BALTIMORE — Hours before horses would take their mark for the Preakness Stakes, the plumbing at the aging Pimlico Race Course started to fail, leaving nearly all the women’s restrooms closed.
"It's a disgrace," Maureen Code, of New Jersey, told the Sun, after having to use the men's restroom. "I just drove 360 miles to come to this race. ... This is a real health hazard."
A pipe broke several days ago and staff had been working to prepare the facility for its biggest race day.
"It gets tougher every year to give the experience that the customer deserves for an event like this," Tim Ritvo, chief operating officer of The Stronach Group that owns Pimlico, told The Sun. "It's just old infrastructure, and we do everything we can to keep it up to the level we can."

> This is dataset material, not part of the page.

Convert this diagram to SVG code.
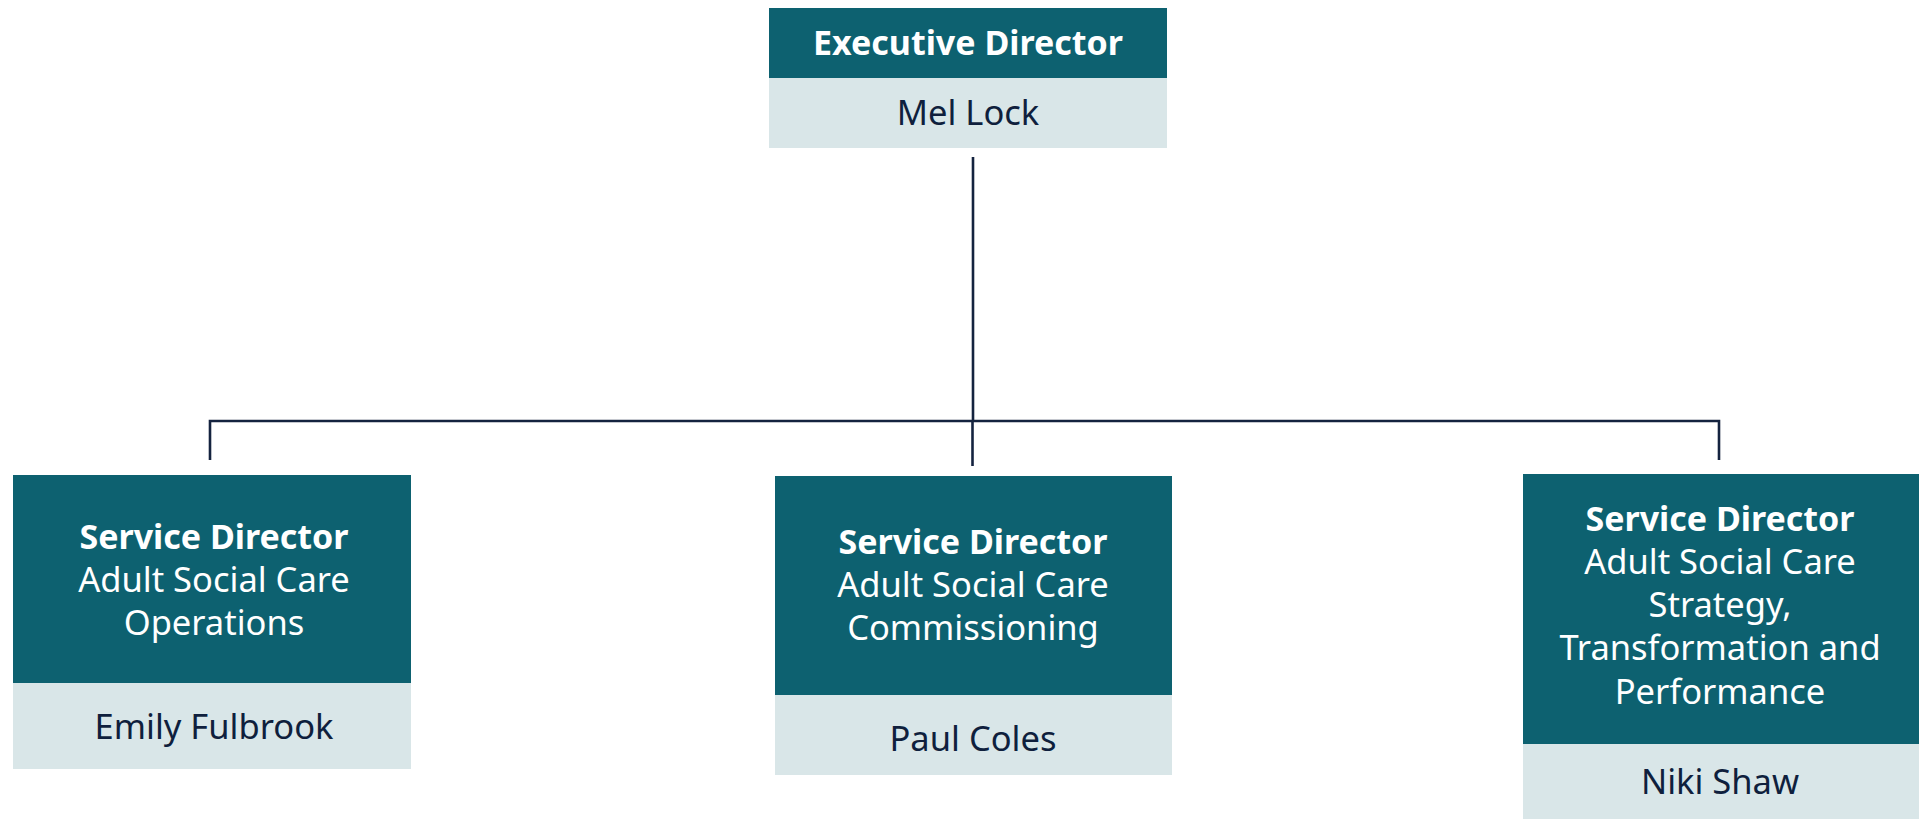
<svg xmlns="http://www.w3.org/2000/svg" width="1919" height="819" viewBox="0 0 1919 819">
<style>
.dark{fill:#0d6170}
.light{fill:#d9e6e8}
.t{font-family:"Noto Sans","Liberation Sans",sans-serif;font-size:34.5px;text-anchor:middle}
.w{fill:#ffffff}
.b{font-weight:bold;font-size:34px}
.n{fill:#0f1f3d}
.c{stroke:#14233f;stroke-width:2.6;fill:none}
</style>
<rect width="1919" height="819" fill="#ffffff"/>
<g id="connectors">
<path class="c" d="M973 157V421"/>
<path class="c" d="M210 460V421H1719V460" stroke-width="3"/>
<path class="c" d="M972.5 421V466"/>
</g>
<g id="exec">
<rect class="dark" x="769" y="8" width="398" height="70"/>
<rect class="light" x="769" y="78" width="398" height="70"/>
<text class="t w b" x="968" y="55">Executive Director</text>
<text class="t n" x="968" y="125">Mel Lock</text>
</g>
<g id="ops">
<rect class="dark" x="13" y="475" width="398" height="208"/>
<rect class="light" x="13" y="683" width="398" height="86"/>
<text class="t w b" x="214" y="549">Service Director</text>
<text class="t w" x="214" y="592">Adult Social Care</text>
<text class="t w" x="214" y="635">Operations</text>
<text class="t n" x="214" y="739">Emily Fulbrook</text>
</g>
<g id="comm">
<rect class="dark" x="775" y="476" width="397" height="219"/>
<rect class="light" x="775" y="695" width="397" height="80"/>
<text class="t w b" x="973" y="554">Service Director</text>
<text class="t w" x="973" y="597">Adult Social Care</text>
<text class="t w" x="973" y="640">Commissioning</text>
<text class="t n" x="973" y="751">Paul Coles</text>
</g>
<g id="strat">
<rect class="dark" x="1523" y="474" width="397" height="270"/>
<rect class="light" x="1523" y="744" width="397" height="76"/>
<text class="t w b" x="1720" y="531">Service Director</text>
<text class="t w" x="1720" y="574">Adult Social Care</text>
<text class="t w" x="1720" y="617">Strategy,</text>
<text class="t w" x="1720" y="660">Transformation and</text>
<text class="t w" x="1720" y="704">Performance</text>
<text class="t n" x="1720" y="794">Niki Shaw</text>
</g>
</svg>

Officials said in February that more substantial changes cannot be made to the facility without causing the need to pay for major renovations, which could cost tens of millions of dollars.
In April, an engineer said the open air seating of Pimlico’s Old Grandstand, its last remaining historic section, was unsuitable to sustain load-bearing weight.
The owners of the 149-year-old track have shown interest in moving the Preakness Stakes to its Laurel Park facility, The Sun reported.
"They should do whatever they can to keep it here but when you pay $270 you should be able to use the bathrooms, eat good food and enjoy the races," Gwendolyn Austin told The Sun. "Now I'm gonna have to hold it."